RECORDED DATA:

########################################

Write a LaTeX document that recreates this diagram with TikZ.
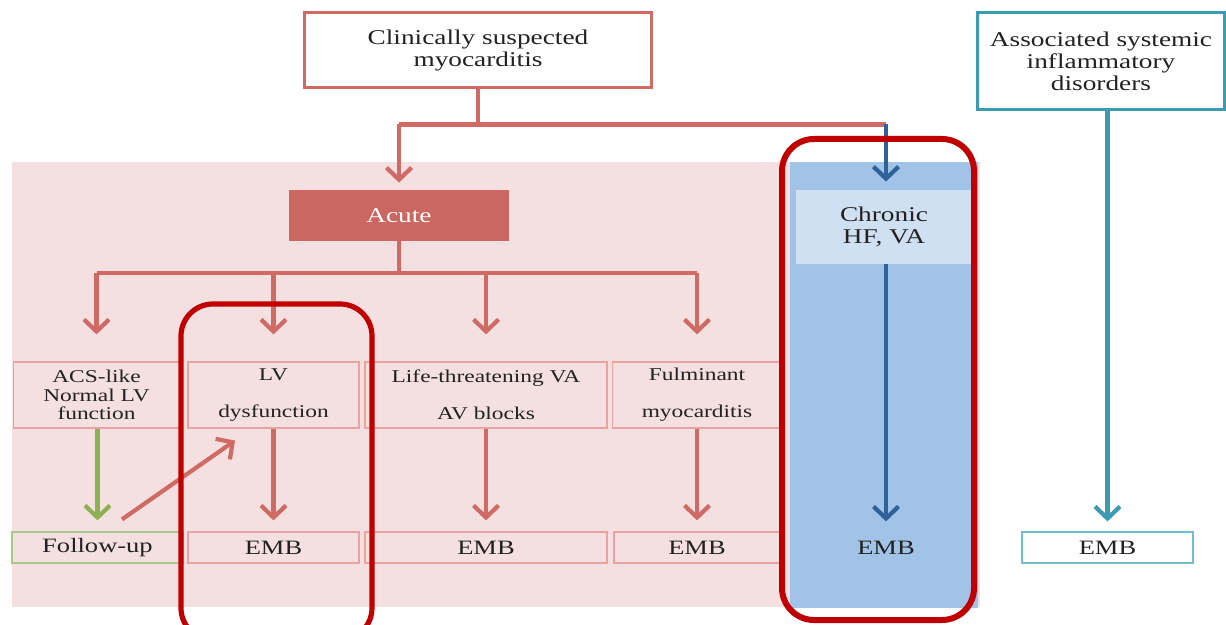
\documentclass[tikz,border=0pt]{standalone}
\usepackage{fontspec}
\setmainfont{Liberation Serif}[FakeStretch=1.3]
\usetikzlibrary{arrows.meta}

\definecolor{flowred}{HTML}{CF6A64}
\definecolor{acutered}{HTML}{CC6661}
\definecolor{pinkbg}{HTML}{F4E0E0}
\definecolor{boxred}{HTML}{E9A3A0}
\definecolor{flowgreen}{HTML}{8CB152}
\definecolor{boxgreen}{HTML}{A9C98B}
\definecolor{panelblue}{HTML}{A2C3E8}
\definecolor{chronblue}{HTML}{CFE0F2}
\definecolor{darkblue}{HTML}{2E6299}
\definecolor{flowteal}{HTML}{3A9BB2}
\definecolor{boxteal}{HTML}{72BCD0}
\definecolor{markred}{HTML}{C00000}
\definecolor{txt}{HTML}{222222}

\begin{document}
\begin{tikzpicture}[x=0.5pt,y=-0.5pt,>={Straight Barb[length=6pt,width=12.5pt]},
	every node/.style={text=txt,align=center,inner sep=0pt},
	bigbox/.style={line width=1.5pt,font=\fontsize{10.5}{11}\selectfont},
	rowbox/.style={draw=boxred,line width=0.6pt,minimum height=33pt,font=\fontsize{9}{9.3}\selectfont},
	embbox/.style={draw=boxred,line width=0.6pt,minimum height=15.5pt,font=\fontsize{10.2}{11}\selectfont},
	redline/.style={draw=flowred,line width=2.1pt},
	redarr/.style={redline,->},
	greenarr/.style={draw=flowgreen,line width=2.1pt,->},
	bluearr/.style={draw=darkblue,line width=2.1pt,->},
	tealarr/.style={draw=flowteal,line width=2.1pt,->},
	hiframe/.style={draw=markred,line width=2.6pt,rounded corners=16pt}]

	\useasboundingbox[fill=white] (0,0) rectangle (1226,625);

	% panels
	\fill[pinkbg] (12,162) rectangle (980,607);
	\fill[panelblue] (790,162) rectangle (978,608);

	% top boxes
	\node[bigbox,draw=flowred,minimum width=173.5pt,minimum height=37.5pt] (susp) at (478,50.5) {Clinically suspected\\myocarditis};
	\node[bigbox,draw=flowteal,minimum width=123.5pt,minimum height=48.5pt] (assoc) at (1101,61.5) {Associated systemic\\inflammatory\\disorders};

	% acute and chronic
	\node[fill=acutered,text=white,minimum width=110pt,minimum height=25.5pt,font=\fontsize{10.5}{11}\selectfont] (acute) at (399,215.5) {Acute};
	\node[fill=chronblue,minimum width=88pt,minimum height=37pt,font=\fontsize{10.5}{11}\selectfont] (chron) at (884,227) {Chronic\\HF, VA};

	% second row
	\node[rowbox,minimum width=83pt] (acs) at (96.5,395) {ACS-like\\Normal LV\\function};
	\node[rowbox,minimum width=85.5pt] (lvd) at (273.5,395) {LV\\[9.3pt]dysfunction};
	\node[rowbox,minimum width=121pt] (lta) at (486,395) {Life-threatening VA\\[9.3pt]AV blocks};
	\node[rowbox,minimum width=84.5pt] (ful) at (697,395) {Fulminant\\[9.3pt]myocarditis};

	% third row
	\node[embbox,draw=boxgreen,minimum width=85.5pt] (fup) at (97.5,547.5) {Follow-up};
	\node[embbox,minimum width=85.5pt] (emb1) at (273.5,547.5) {EMB};
	\node[embbox,minimum width=121pt] (emb2) at (486,547.5) {EMB};
	\node[embbox,minimum width=83pt] (emb3) at (697,547.5) {EMB};
	\node[embbox,draw=none,minimum width=80pt] (emb4) at (886,547.5) {EMB};
	\node[embbox,draw=boxteal,minimum width=85.5pt] (emb5) at (1107.5,547.5) {EMB};

	% first split
	\draw[redline] (susp.south) -- ++(0,35) coordinate (fork);
	\draw[redline] (fork -| acute) -- (fork -| emb4);
	\draw[redarr,shorten >=3.5pt] (fork -| acute) -- (acute.north);
	\draw[bluearr,shorten >=4pt] (fork -| emb4) -- (emb4.north |- chron.north);

	% acute branches
	\draw[redline] (acute.south) -- ++(0,32) coordinate (split);
	\draw[redline] (split -| acs) -- (split -| ful);
	\foreach \n in {acs,lvd,lta,ful}
		\draw[redarr,shorten >=13.5pt] (split -| \n) -- (\n.north);

	% down to EMB
	\draw[greenarr,shorten >=5.5pt] (fup.north |- acs.south) -- (fup.north);
	\draw[redarr,shorten >=5.5pt] (lvd.south) -- (emb1.north);
	\draw[redarr,shorten >=5.5pt] (lta.south) -- (emb2.north);
	\draw[redarr,shorten >=5.5pt] (ful.south) -- (emb3.north);
	\draw[bluearr,shorten >=5pt] (emb4.north |- chron.south) -- (emb4.north);
	\draw[tealarr,shorten >=5pt] (emb5.north |- assoc.south) -- (emb5.north);
	\draw[redarr] ([xshift=12.25pt,yshift=6pt]fup.north) -- ([xshift=-19.25pt,yshift=-6pt]lvd.south);

	% highlight frames
	\draw[hiframe] (181,304) rectangle (372,640);
	\draw[hiframe,line width=3pt] (782,139) rectangle (974,620);
\end{tikzpicture}
\end{document}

########################################

WHAT THE EXERCISE ASKS:
From the first line above down to the line with "width=123.5pt,minimum height=48.5pt] (assoc)", reproduce every line and no others, omitting pictures.

SOLUTION FOR THIS PROBLEM:
Write a LaTeX document that recreates this diagram with TikZ.
\documentclass[tikz,border=0pt]{standalone}
\usepackage{fontspec}
\setmainfont{Liberation Serif}[FakeStretch=1.3]
\usetikzlibrary{arrows.meta}

\definecolor{flowred}{HTML}{CF6A64}
\definecolor{acutered}{HTML}{CC6661}
\definecolor{pinkbg}{HTML}{F4E0E0}
\definecolor{boxred}{HTML}{E9A3A0}
\definecolor{flowgreen}{HTML}{8CB152}
\definecolor{boxgreen}{HTML}{A9C98B}
\definecolor{panelblue}{HTML}{A2C3E8}
\definecolor{chronblue}{HTML}{CFE0F2}
\definecolor{darkblue}{HTML}{2E6299}
\definecolor{flowteal}{HTML}{3A9BB2}
\definecolor{boxteal}{HTML}{72BCD0}
\definecolor{markred}{HTML}{C00000}
\definecolor{txt}{HTML}{222222}

\begin{document}
\begin{tikzpicture}[x=0.5pt,y=-0.5pt,>={Straight Barb[length=6pt,width=12.5pt]},
	every node/.style={text=txt,align=center,inner sep=0pt},
	bigbox/.style={line width=1.5pt,font=\fontsize{10.5}{11}\selectfont},
	rowbox/.style={draw=boxred,line width=0.6pt,minimum height=33pt,font=\fontsize{9}{9.3}\selectfont},
	embbox/.style={draw=boxred,line width=0.6pt,minimum height=15.5pt,font=\fontsize{10.2}{11}\selectfont},
	redline/.style={draw=flowred,line width=2.1pt},
	redarr/.style={redline,->},
	greenarr/.style={draw=flowgreen,line width=2.1pt,->},
	bluearr/.style={draw=darkblue,line width=2.1pt,->},
	tealarr/.style={draw=flowteal,line width=2.1pt,->},
	hiframe/.style={draw=markred,line width=2.6pt,rounded corners=16pt}]

	\useasboundingbox[fill=white] (0,0) rectangle (1226,625);

	% panels
	\fill[pinkbg] (12,162) rectangle (980,607);
	\fill[panelblue] (790,162) rectangle (978,608);

	% top boxes
	\node[bigbox,draw=flowred,minimum width=173.5pt,minimum height=37.5pt] (susp) at (478,50.5) {Clinically suspected\\myocarditis};
	\node[bigbox,draw=flowteal,minimum width=123.5pt,minimum height=48.5pt] (assoc) at (1101,61.5) {Associated systemic\\inflammatory\\disorders};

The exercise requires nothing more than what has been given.